Speaking on behalf of Kermas South Africa, former Samancor Chrome CEO Jurgen Schalamon told the tribunal that the merger between the ferrochrome producers would enable Kermas South Africa to increase its capacity locally, as it would enable the group to undertake more projects in South Africa.
An exchange of technology could also improve efficiencies and the merger would not imply the reduction of any personnel.
Columbus Stainless Steel purchasing manager Theresa Meyer told the tribunal that the merger would not impact negatively on Columbus and the long-term ferrochrome supply contract it had with Samancor Chrome. However, this contract would expire next year.

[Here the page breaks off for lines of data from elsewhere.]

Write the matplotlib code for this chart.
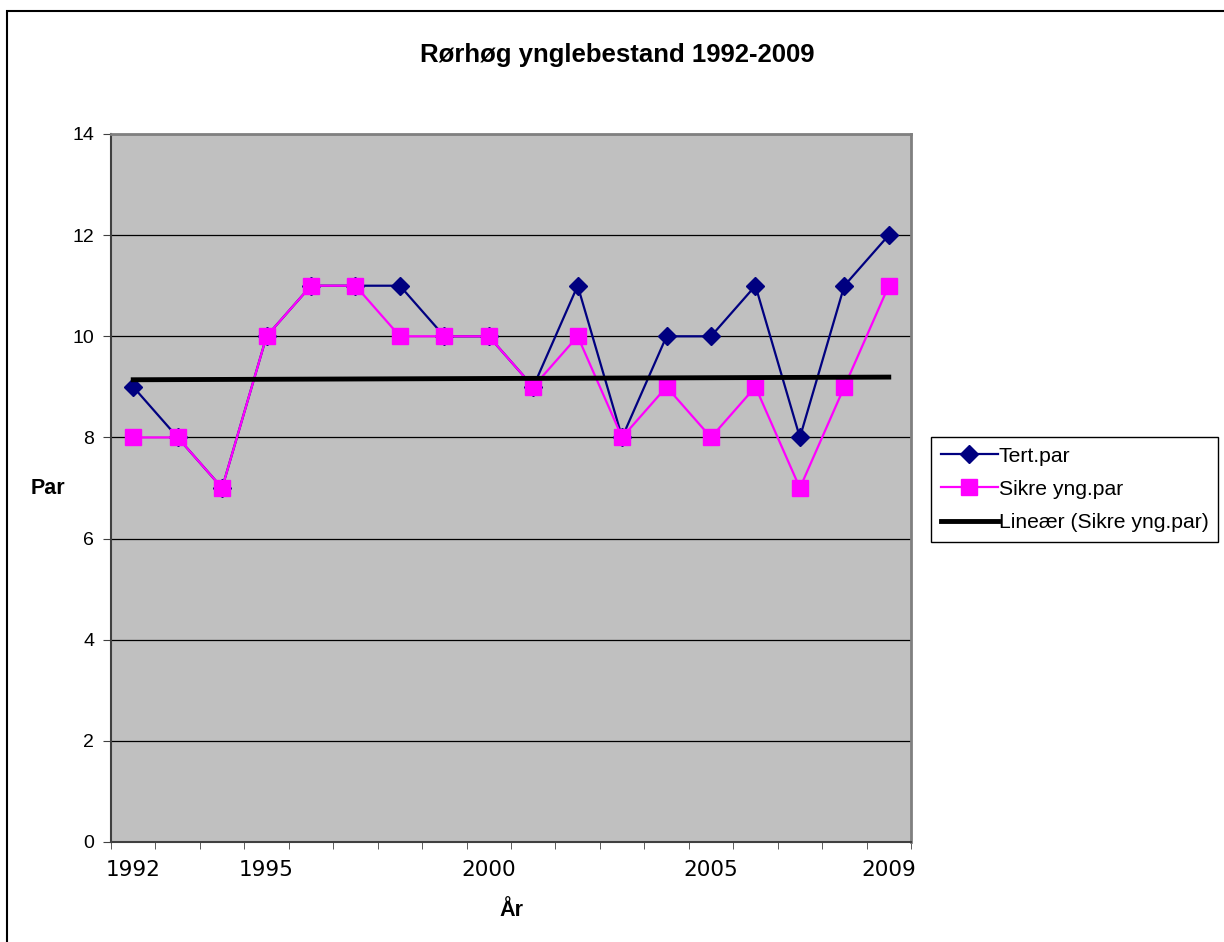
import numpy as np
import matplotlib.pyplot as plt
from matplotlib.patches import Rectangle

# donnees
aar = [1992, 1993, 1994, 1995, 1996, 1997, 1998, 1999, 2000,
       2001, 2002, 2003, 2004, 2005, 2006, 2007, 2008, 2009]
tert_par = [9, 8, 7, 10, 11, 11, 11, 10, 10, 9, 11, 8, 10, 10, 11, 8, 11, 12]
sikre_par = [8, 8, 7, 10, 11, 11, 10, 10, 10, 9, 10, 8, 9, 8, 9, 7, 9, 11]
vis_aar = [1992, 1995, 2000, 2005, 2009]

x = np.arange(len(aar))
k, m = np.polyfit(x, sikre_par, 1)
trend = k * x + m

plt.rcParams['font.family'] = ['Liberation Sans', 'DejaVu Sans']

fig = plt.figure(figsize=(12.24, 9.42), dpi=100)
fig.patches.append(Rectangle((7 / 1224, -0.1), 1.2, 1 - 11 / 942 + 0.1,
                             transform=fig.transFigure, fill=False,
                             edgecolor='black', linewidth=1.5))

ax = fig.add_axes([111 / 1224, 1 - 842 / 942, 800 / 1224, 708 / 942])
ax.set_facecolor('#C0C0C0')

ax.plot(x, tert_par, color='#000080', marker='D', markersize=9, linewidth=1.6,
        label='Tert.par', zorder=3)
ax.plot(x, sikre_par, color='#FF00FF', marker='s', markersize=11, linewidth=1.6,
        label='Sikre yng.par', zorder=4)
ax.plot(x, trend, color='black', linewidth=3.5, label='Lineær (Sikre yng.par)', zorder=5)

ax.set_xlim(-0.5, len(aar) - 0.5)
ax.set_ylim(0, 14)
ax.set_yticks(range(0, 15, 2))
ax.yaxis.grid(True, color='black', linewidth=0.9)
ax.set_axisbelow(True)

ax.set_xticks([aar.index(a) for a in vis_aar])
ax.set_xticklabels([str(a) for a in vis_aar], family='DejaVu Sans', fontsize=15.5)
ax.set_xticks(np.arange(-0.5, len(aar)), minor=True)
ax.tick_params(axis='x', which='major', length=0, pad=13)
ax.tick_params(axis='x', which='minor', length=5, color='#404040')
ax.tick_params(axis='y', length=6, labelsize=14, pad=6, color='#404040')

for s in ['top', 'right']:
    ax.spines[s].set_color('#808080')
    ax.spines[s].set_linewidth(2)
for s in ['left', 'bottom']:
    ax.spines[s].set_color('#404040')
    ax.spines[s].set_linewidth(1.5)

fig.text(617 / 1224, 1 - 55 / 942, 'Rørhøg ynglebestand 1992-2009', ha='center', va='center',
         fontsize=18.5, fontweight='bold')
fig.text(48 / 1224, 1 - 488 / 942, 'Par', ha='center', va='center', fontsize=15.5, fontweight='bold')
fig.text(511 / 1224, 1 - 910 / 942, 'År', ha='center', va='center', fontsize=15.5, fontweight='bold')

leg = fig.legend(loc='upper left', bbox_to_anchor=(931 / 1224, 1 - 437 / 942), fontsize=15.2,
                 frameon=True, fancybox=False, edgecolor='black', framealpha=1,
                 handlelength=2.7, handletextpad=0.05, borderpad=0.45, labelspacing=0.68,
                 borderaxespad=0)
leg.get_frame().set_linewidth(1.0)

fig.savefig('out.png', dpi=100)
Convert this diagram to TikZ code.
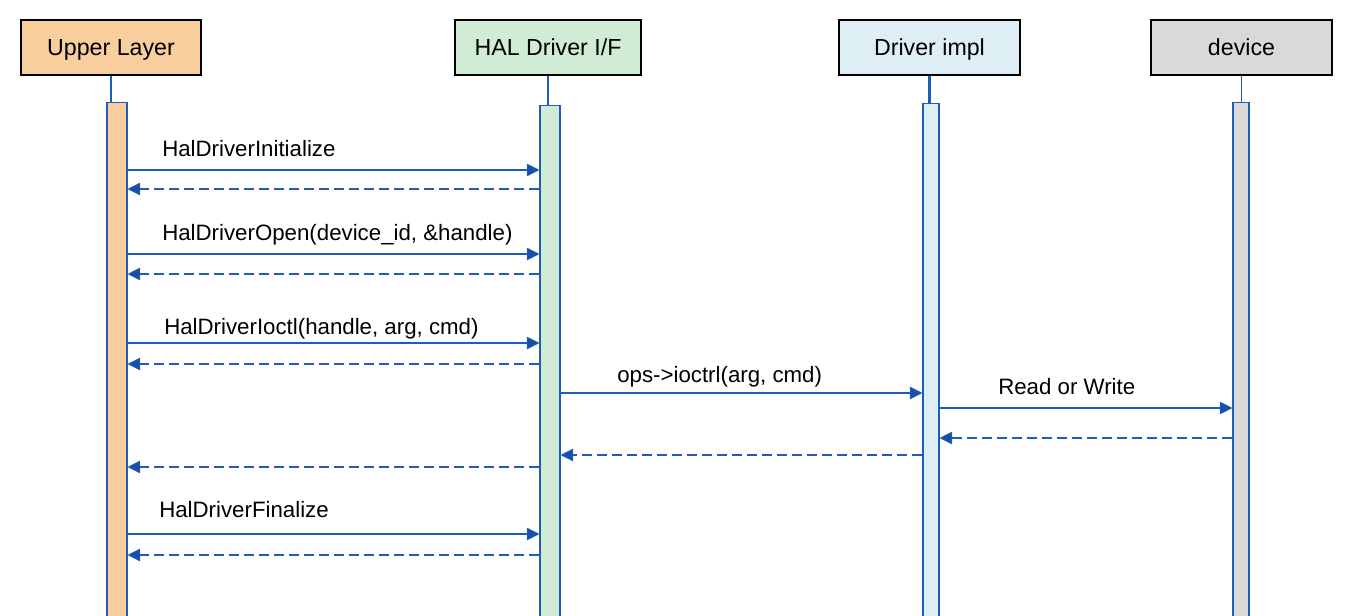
\documentclass[tikz,border=0pt]{standalone}
\usepackage{fontspec}
\setmainfont{Liberation Sans}
\usetikzlibrary{arrows.meta}
\definecolor{lineblue}{HTML}{1F5BB8}
\definecolor{tipblue}{HTML}{1A4EA5}
\definecolor{cup}{HTML}{F8CE9C}
\definecolor{chal}{HTML}{D0ECD5}
\definecolor{cdrv}{HTML}{DDEEF5}
\definecolor{cdev}{HTML}{D9D9D9}
\tikzset{
  hdr/.style={draw=black, line width=0.9pt, minimum height=41.25pt, inner sep=0pt,
    text height=12.4pt, text depth=0pt,
    font=\fontsize{17.4pt}{20pt}\selectfont},
  actbar/.style={draw=lineblue, line width=0.8pt, anchor=north, inner sep=0pt, minimum height=390pt},
  life/.style={draw=lineblue, line width=0.8pt},
  msg/.style={draw=lineblue, line width=0.8pt, -{Triangle[length=9.5pt,width=9.5pt,fill=tipblue]}},
  ret/.style={msg, dash pattern=on 7.5pt off 3.75pt},
  lbl/.style={anchor=base west, inner sep=0pt, font=\fontsize{16.7pt}{20pt}\selectfont}
}
\begin{document}
\begin{tikzpicture}[x=0.75pt,y=-0.75pt]
\useasboundingbox (0,0) rectangle (1364,615);
% headers
\node[hdr, fill=cup, minimum width=135pt] (up) at (111,47.5) {Upper Layer};
\node[hdr, fill=chal, minimum width=139.5pt] (hal) at (548,47.5) {HAL Driver I/F};
\node[hdr, fill=cdrv, minimum width=135.75pt] (drv) at (929.5,47.5) {Driver impl};
\node[hdr, fill=cdev, minimum width=135.75pt] (dev) at (1241.5,47.5) {device};
% activation bars
\node[actbar, fill=cup, minimum width=15pt] (upb) at (117,102) {};
\node[actbar, fill=chal, minimum width=15pt] (halb) at (550,105) {};
\node[actbar, fill=cdrv, minimum width=12pt] (drvb) at (931,103) {};
\node[actbar, fill=cdev, minimum width=12pt] (devb) at (1241,102) {};
% lifelines
\draw[life] (up.south) -- (up.south |- upb.north);
\draw[life] (hal.south) -- (hal.south |- halb.north);
\draw[life, line width=1.6pt] (drv.south) -- (drv.south |- drvb.north);
\draw[life] (dev.south) -- (dev.south |- devb.north);
% message levels
\coordinate (m1) at (0,170);
\coordinate (r1) at (0,189);
\coordinate (m2) at (0,254);
\coordinate (r2) at (0,274);
\coordinate (m3) at (0,343);
\coordinate (r3) at (0,364);
\coordinate (m4) at (0,393);
\coordinate (m5) at (0,408);
\coordinate (r5) at (0,438);
\coordinate (r4) at (0,455);
\coordinate (r6) at (0,467);
\coordinate (m7) at (0,534);
\coordinate (r7) at (0,555);
% messages
\draw[msg] (upb.east |- m1) -- (halb.west |- m1);
\draw[ret] (halb.west |- r1) -- (upb.east |- r1);
\draw[msg] (upb.east |- m2) -- (halb.west |- m2);
\draw[ret] (halb.west |- r2) -- (upb.east |- r2);
\draw[msg] (upb.east |- m3) -- (halb.west |- m3);
\draw[ret] (halb.west |- r3) -- (upb.east |- r3);
\draw[msg] (halb.east |- m4) -- (drvb.west |- m4);
\draw[msg] (drvb.east |- m5) -- (devb.west |- m5);
\draw[ret] (devb.west |- r5) -- (drvb.east |- r5);
\draw[ret] (drvb.west |- r4) -- (halb.east |- r4);
\draw[ret] (halb.west |- r6) -- (upb.east |- r6);
\draw[msg] (upb.east |- m7) -- (halb.west |- m7);
\draw[ret] (halb.west |- r7) -- (upb.east |- r7);
% labels
\node[lbl] (l1) at (162,156) {HalDriverInitialize};
\node[lbl] (l2) at (162,240) {HalDriverOpen(device\_id, \&handle)};
\node[lbl] (l3) at (164,334) {HalDriverIoctl(handle, arg, cmd)};
\node[lbl] (l4) at (617,382) {ops->ioctrl(arg, cmd)};
\node[lbl] (l5) at (998,394) {Read or Write};
\node[lbl] (l6) at (159,517) {HalDriverFinalize};
\end{tikzpicture}
\end{document}
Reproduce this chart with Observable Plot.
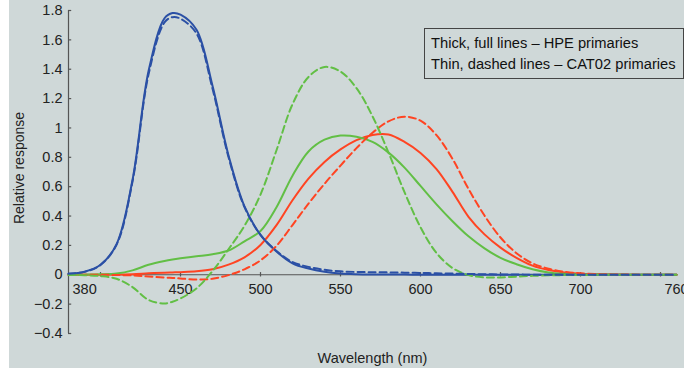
<!DOCTYPE html>
<html>
<head>
<meta charset="utf-8">
<script src="https://cdn.jsdelivr.net/npm/d3@7"></script>
<script src="https://cdn.jsdelivr.net/npm/@observablehq/plot@0.6"></script>
<style>
  body { margin: 0; background: #fff; }
  #wrap {
    position: relative; width: 684px; height: 373px; overflow: hidden;
    font-family: "Liberation Sans", Arial, sans-serif;
    background:
      linear-gradient(#fff, #fff) left top / 9px 100% no-repeat,
      linear-gradient(#fff, #fff) left bottom / 100% 5px no-repeat,
      #cfd8d8;
  }
  #wrap svg { display: block; }
  #note {
    position: absolute; left: 424px; top: 28px; width: 260px; height: 51px;
    box-sizing: border-box; border: 1px solid #444; padding: 4px 0 0 6px;
    font-size: 14.7px; line-height: 20.5px; color: #111; white-space: nowrap;
  }
</style>
</head>
<body>
<div id="wrap">
  <div id="note">Thick, full lines – HPE primaries<br>Thin, dashed lines – CAT02 primaries</div>
</div>
<script>
// Wavelength grid (nm)
const wavelengths = [380,390,400,410,420,430,440,445,450,460,470,480,490,500,510,520,530,540,550,560,570,580,590,600,610,620,630,640,650,660,670,680,690,700,710,720,730,740,750,760];

// HPE primaries (thick, full lines)
const hpeL = [0.0001,0.0002,0.0005,0.0015,0.0043,0.0096,0.0141,0.0159,0.0178,0.0233,0.0375,0.0691,0.1192,0.2030,0.3378,0.5077,0.6551,0.7689,0.8537,0.9172,0.9527,0.9555,0.905,0.83,0.72,0.565,0.395,0.275,0.185,0.115,0.062,0.032,0.015,0.0073,0.0037,0.0019,0.0009,0.0004,0.0002,0.0001];
const hpeM = [0,0.001,0.003,0.008,0.03,0.068,0.094,0.104,0.112,0.126,0.14,0.165,0.228,0.298,0.46,0.675,0.84,0.92,0.948,0.94,0.905,0.832,0.73,0.605,0.48,0.365,0.262,0.18,0.115,0.072,0.038,0.016,0.007,0.003,0.0015,0.0007,0.0003,0.0001,0,0];
const hpeS = [0.00645,0.02005,0.06785,0.2074,0.6456,1.3856,1.74706,1.7826,1.77211,1.6692,1.28764,0.81295,0.46518,0.272,0.1582,0.07825,0.04216,0.0203,0.00875,0.0039,0.0021,0.00165,0.0011,0.0008,0.00034,0.00019,0.00005,0.00002,0,0,0,0,0,0,0,0,0,0,0,0];

// CAT02 primaries (thin, dashed lines)
const cat02R = [-0.00003,-0.0001,-0.0004,-0.0013,-0.0047,-0.0120,-0.0186,-0.0216,-0.0251,-0.0322,-0.0269,-0.0022,0.0373,0.0982,0.1972,0.3387,0.4848,0.6194,0.7436,0.8625,0.9671,1.0450,1.0771,1.0493,0.9507,0.7898,0.5846,0.4034,0.2537,0.1470,0.0778,0.0416,0.0202,0.0101,0.0051,0.0026,0.0013,0.0006,0.0003,0.0002];
const cat02G = [-0.0009,-0.0027,-0.0090,-0.0273,-0.0838,-0.1716,-0.1954,-0.1835,-0.1612,-0.0926,0.0248,0.1737,0.3334,0.5465,0.8483,1.1612,1.3471,1.4152,1.3840,1.2708,1.0798,0.8321,0.5629,0.3238,0.1484,0.0456,-0.0022,-0.0181,-0.0178,-0.0125,-0.0072,-0.0041,-0.0020,-0.0010,-0.0005,-0.0003,-0.0001,-0.0001,0,0];
const cat02B = [0.0064,0.0197,0.0668,0.2041,0.6353,1.3636,1.7194,1.7545,1.7442,1.6432,1.2681,0.8016,0.4604,0.2719,0.1624,0.0868,0.0537,0.0338,0.0234,0.0192,0.0173,0.0162,0.0145,0.0126,0.0102,0.0079,0.0056,0.0037,0.0023,0.0013,0.0007,0.0004,0.0002,0.0001,0.0001,0,0,0,0,0];

// Axis ticks and labels
const yTicks = [-0.4,-0.2,0,0.2,0.4,0.6,0.8,1,1.2,1.4,1.6,1.8];
const xTickMarks = [400,450,500,550,600,650,700,750];
const xLabelsMid = [450,500,550,600,650,700,760];
const xLabelsStart = [380];

const cones = ["L","M","S"];
const coneColors = ["#ff4422","#62bf45","#2b50a5"];

function rows(series) {
  const out = [];
  series.forEach(([cone, vals]) => vals.forEach((v, i) => out.push({wl: wavelengths[i], v, cone})));
  return out;
}
const hpe = rows([["L", hpeL], ["M", hpeM], ["S", hpeS]]);
const cat = rows([["L", cat02R], ["M", cat02G], ["S", cat02B]]);

const fmt = d3.format("~g");
const axisColor = "#555";

const chart = Plot.plot({
  width: 684, height: 373,
  marginLeft: 68, marginRight: 8, marginTop: 10, marginBottom: 40,
  style: {background: "transparent", fontFamily: "'Liberation Sans', Arial, sans-serif", fontSize: "14.5px", color: "#222"},
  x: {domain: [380, 760], axis: null},
  y: {domain: [-0.4, 1.8], axis: null},
  color: {domain: cones, range: coneColors},
  marks: [
    // y axis
    Plot.ruleX([380], {stroke: axisColor, strokeWidth: 1.2}),
    Plot.ruleY(yTicks, {x1: 380, x2: 382, stroke: axisColor, strokeWidth: 1.2}),
    Plot.text(yTicks, {x: 380, y: d => d, text: d => fmt(d), textAnchor: "end", dx: -6, fill: "#222"}),
    // x axis at zero
    Plot.ruleY([0], {stroke: axisColor, strokeWidth: 1.2}),
    Plot.ruleX(xTickMarks, {y1: -0.015, y2: 0.015, stroke: axisColor, strokeWidth: 1.2}),
    Plot.text(xLabelsMid, {x: d => d, y: 0, text: d => String(d), lineAnchor: "top", dy: 8.5, fill: "#222"}),
    Plot.text(xLabelsStart, {x: d => d, y: 0, text: d => String(d), lineAnchor: "top", textAnchor: "start", dy: 8.5, dx: 4, fill: "#222"}),
    // titles
    Plot.text(["Relative response"], {frameAnchor: "left", textAnchor: "middle", rotate: -90, dx: -49, dy: -4, fontSize: 14, fill: "#222"}),
    Plot.text(["Wavelength (nm)"], {frameAnchor: "bottom", dy: 29, fill: "#222"}),
    // curves
    Plot.line(hpe, {x: "wl", y: "v", z: "cone", stroke: "cone", strokeWidth: 2, curve: "catmull-rom"}),
    Plot.line(cat, {x: "wl", y: "v", z: "cone", stroke: "cone", strokeWidth: 2, strokeDasharray: "7,4", curve: "catmull-rom"})
  ]
});
document.getElementById("wrap").prepend(chart);
</script>
</body>
</html>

Both Meyer, and ferrochrome producer Hernic Ferrochrome CEO Colin Bain, who was in the witness stand, reasoned that the proposed merger would not affect prices negatively in the industry and would not push up prices.
Kermas South Africa last week announced the conclusion of a black economic-empowerment (BEE) transaction with the Batho Barena Consortium, led by Ehlobo holdings.
When asked what the effect of the merger would be on the empowerment partner, Kermas’s lawyer Ilse Gaighter commented that “it was still to be agreed upon”.
Kermas South Africa also said, last week, that the BEE transaction would involve Samancor Chrome being rebranded to Samancor-Batho and Kermas South Africa would become Kermas-Ehlobo.